**Collected data**
####################

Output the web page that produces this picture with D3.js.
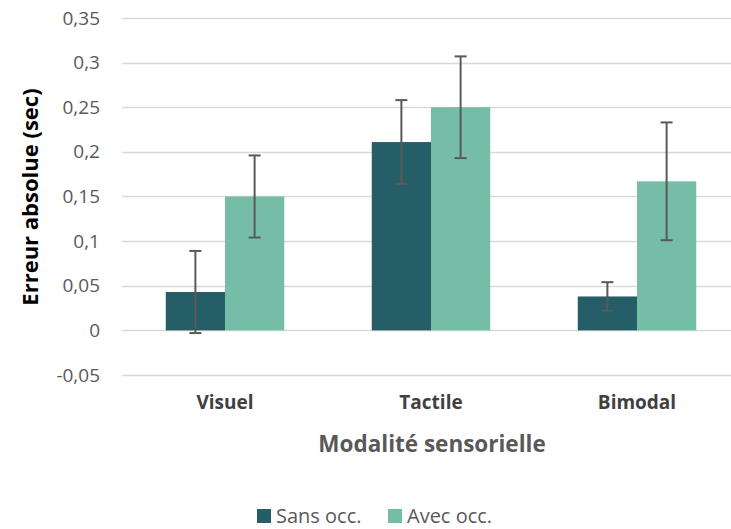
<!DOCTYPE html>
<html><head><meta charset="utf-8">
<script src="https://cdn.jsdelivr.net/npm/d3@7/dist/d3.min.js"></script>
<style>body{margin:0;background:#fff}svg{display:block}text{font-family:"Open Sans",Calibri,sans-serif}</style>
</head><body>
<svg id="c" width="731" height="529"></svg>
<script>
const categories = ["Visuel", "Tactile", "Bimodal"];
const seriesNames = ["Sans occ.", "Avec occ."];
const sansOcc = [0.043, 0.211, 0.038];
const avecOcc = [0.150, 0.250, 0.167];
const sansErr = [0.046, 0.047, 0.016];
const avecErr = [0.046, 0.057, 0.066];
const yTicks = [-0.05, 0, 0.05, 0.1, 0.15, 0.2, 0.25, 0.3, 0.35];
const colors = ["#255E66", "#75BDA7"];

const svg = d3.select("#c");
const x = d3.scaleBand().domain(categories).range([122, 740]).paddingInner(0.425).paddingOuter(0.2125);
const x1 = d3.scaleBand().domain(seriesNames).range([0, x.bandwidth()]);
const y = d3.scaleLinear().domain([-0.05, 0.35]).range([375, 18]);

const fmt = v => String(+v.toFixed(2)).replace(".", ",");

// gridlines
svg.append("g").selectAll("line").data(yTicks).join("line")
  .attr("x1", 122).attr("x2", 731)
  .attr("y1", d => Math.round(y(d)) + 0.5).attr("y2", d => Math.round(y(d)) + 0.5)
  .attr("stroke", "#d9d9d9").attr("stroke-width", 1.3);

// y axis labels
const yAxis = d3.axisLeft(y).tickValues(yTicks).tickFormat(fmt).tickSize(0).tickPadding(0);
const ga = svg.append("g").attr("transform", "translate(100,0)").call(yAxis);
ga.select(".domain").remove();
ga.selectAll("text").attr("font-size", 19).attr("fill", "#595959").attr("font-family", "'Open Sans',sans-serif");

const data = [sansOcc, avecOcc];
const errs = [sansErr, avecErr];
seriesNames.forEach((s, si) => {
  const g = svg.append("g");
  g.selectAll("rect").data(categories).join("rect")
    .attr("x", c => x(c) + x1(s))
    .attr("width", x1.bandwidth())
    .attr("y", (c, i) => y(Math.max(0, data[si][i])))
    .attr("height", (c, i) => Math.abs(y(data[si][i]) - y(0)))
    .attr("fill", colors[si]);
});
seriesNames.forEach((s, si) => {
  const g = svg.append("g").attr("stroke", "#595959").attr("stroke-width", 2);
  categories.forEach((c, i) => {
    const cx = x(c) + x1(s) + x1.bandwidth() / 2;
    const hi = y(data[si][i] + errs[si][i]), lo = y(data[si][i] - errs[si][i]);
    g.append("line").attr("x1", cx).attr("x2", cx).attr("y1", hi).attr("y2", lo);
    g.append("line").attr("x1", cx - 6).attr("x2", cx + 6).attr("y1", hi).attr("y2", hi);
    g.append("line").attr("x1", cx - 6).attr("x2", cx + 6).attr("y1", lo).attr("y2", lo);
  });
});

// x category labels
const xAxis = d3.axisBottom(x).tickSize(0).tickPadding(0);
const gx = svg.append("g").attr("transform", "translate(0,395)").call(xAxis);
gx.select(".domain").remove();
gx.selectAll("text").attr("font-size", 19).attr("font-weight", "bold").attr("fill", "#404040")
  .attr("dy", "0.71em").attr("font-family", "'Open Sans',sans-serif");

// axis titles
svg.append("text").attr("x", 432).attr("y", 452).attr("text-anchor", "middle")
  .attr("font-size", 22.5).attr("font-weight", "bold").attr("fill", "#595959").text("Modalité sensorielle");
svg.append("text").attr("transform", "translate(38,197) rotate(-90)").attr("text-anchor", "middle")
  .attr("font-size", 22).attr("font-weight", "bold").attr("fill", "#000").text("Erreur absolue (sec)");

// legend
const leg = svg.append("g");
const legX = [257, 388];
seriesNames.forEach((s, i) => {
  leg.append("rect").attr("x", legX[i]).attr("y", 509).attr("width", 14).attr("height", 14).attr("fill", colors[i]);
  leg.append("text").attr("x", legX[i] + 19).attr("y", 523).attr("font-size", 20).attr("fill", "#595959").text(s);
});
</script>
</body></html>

####################

**Your objective**
Skip the pictures, then retype every line above exactly.

**Task response**
Output the web page that produces this picture with D3.js.
<!DOCTYPE html>
<html><head><meta charset="utf-8">
<script src="https://cdn.jsdelivr.net/npm/d3@7/dist/d3.min.js"></script>
<style>body{margin:0;background:#fff}svg{display:block}text{font-family:"Open Sans",Calibri,sans-serif}</style>
</head><body>
<svg id="c" width="731" height="529"></svg>
<script>
const categories = ["Visuel", "Tactile", "Bimodal"];
const seriesNames = ["Sans occ.", "Avec occ."];
const sansOcc = [0.043, 0.211, 0.038];
const avecOcc = [0.150, 0.250, 0.167];
const sansErr = [0.046, 0.047, 0.016];
const avecErr = [0.046, 0.057, 0.066];
const yTicks = [-0.05, 0, 0.05, 0.1, 0.15, 0.2, 0.25, 0.3, 0.35];
const colors = ["#255E66", "#75BDA7"];

const svg = d3.select("#c");
const x = d3.scaleBand().domain(categories).range([122, 740]).paddingInner(0.425).paddingOuter(0.2125);
const x1 = d3.scaleBand().domain(seriesNames).range([0, x.bandwidth()]);
const y = d3.scaleLinear().domain([-0.05, 0.35]).range([375, 18]);

const fmt = v => String(+v.toFixed(2)).replace(".", ",");

// gridlines
svg.append("g").selectAll("line").data(yTicks).join("line")
  .attr("x1", 122).attr("x2", 731)
  .attr("y1", d => Math.round(y(d)) + 0.5).attr("y2", d => Math.round(y(d)) + 0.5)
  .attr("stroke", "#d9d9d9").attr("stroke-width", 1.3);

// y axis labels
const yAxis = d3.axisLeft(y).tickValues(yTicks).tickFormat(fmt).tickSize(0).tickPadding(0);
const ga = svg.append("g").attr("transform", "translate(100,0)").call(yAxis);
ga.select(".domain").remove();
ga.selectAll("text").attr("font-size", 19).attr("fill", "#595959").attr("font-family", "'Open Sans',sans-serif");

const data = [sansOcc, avecOcc];
const errs = [sansErr, avecErr];
seriesNames.forEach((s, si) => {
  const g = svg.append("g");
  g.selectAll("rect").data(categories).join("rect")
    .attr("x", c => x(c) + x1(s))
    .attr("width", x1.bandwidth())
    .attr("y", (c, i) => y(Math.max(0, data[si][i])))
    .attr("height", (c, i) => Math.abs(y(data[si][i]) - y(0)))
    .attr("fill", colors[si]);
});
seriesNames.forEach((s, si) => {
  const g = svg.append("g").attr("stroke", "#595959").attr("stroke-width", 2);
  categories.forEach((c, i) => {
    const cx = x(c) + x1(s) + x1.bandwidth() / 2;
    const hi = y(data[si][i] + errs[si][i]), lo = y(data[si][i] - errs[si][i]);
    g.append("line").attr("x1", cx).attr("x2", cx).attr("y1", hi).attr("y2", lo);
    g.append("line").attr("x1", cx - 6).attr("x2", cx + 6).attr("y1", hi).attr("y2", hi);
    g.append("line").attr("x1", cx - 6).attr("x2", cx + 6).attr("y1", lo).attr("y2", lo);
  });
});

// x category labels
const xAxis = d3.axisBottom(x).tickSize(0).tickPadding(0);
const gx = svg.append("g").attr("transform", "translate(0,395)").call(xAxis);
gx.select(".domain").remove();
gx.selectAll("text").attr("font-size", 19).attr("font-weight", "bold").attr("fill", "#404040")
  .attr("dy", "0.71em").attr("font-family", "'Open Sans',sans-serif");

// axis titles
svg.append("text").attr("x", 432).attr("y", 452).attr("text-anchor", "middle")
  .attr("font-size", 22.5).attr("font-weight", "bold").attr("fill", "#595959").text("Modalité sensorielle");
svg.append("text").attr("transform", "translate(38,197) rotate(-90)").attr("text-anchor", "middle")
  .attr("font-size", 22).attr("font-weight", "bold").attr("fill", "#000").text("Erreur absolue (sec)");

// legend
const leg = svg.append("g");
const legX = [257, 388];
seriesNames.forEach((s, i) => {
  leg.append("rect").attr("x", legX[i]).attr("y", 509).attr("width", 14).attr("height", 14).attr("fill", colors[i]);
  leg.append("text").attr("x", legX[i] + 19).attr("y", 523).attr("font-size", 20).attr("fill", "#595959").text(s);
});
</script>
</body></html>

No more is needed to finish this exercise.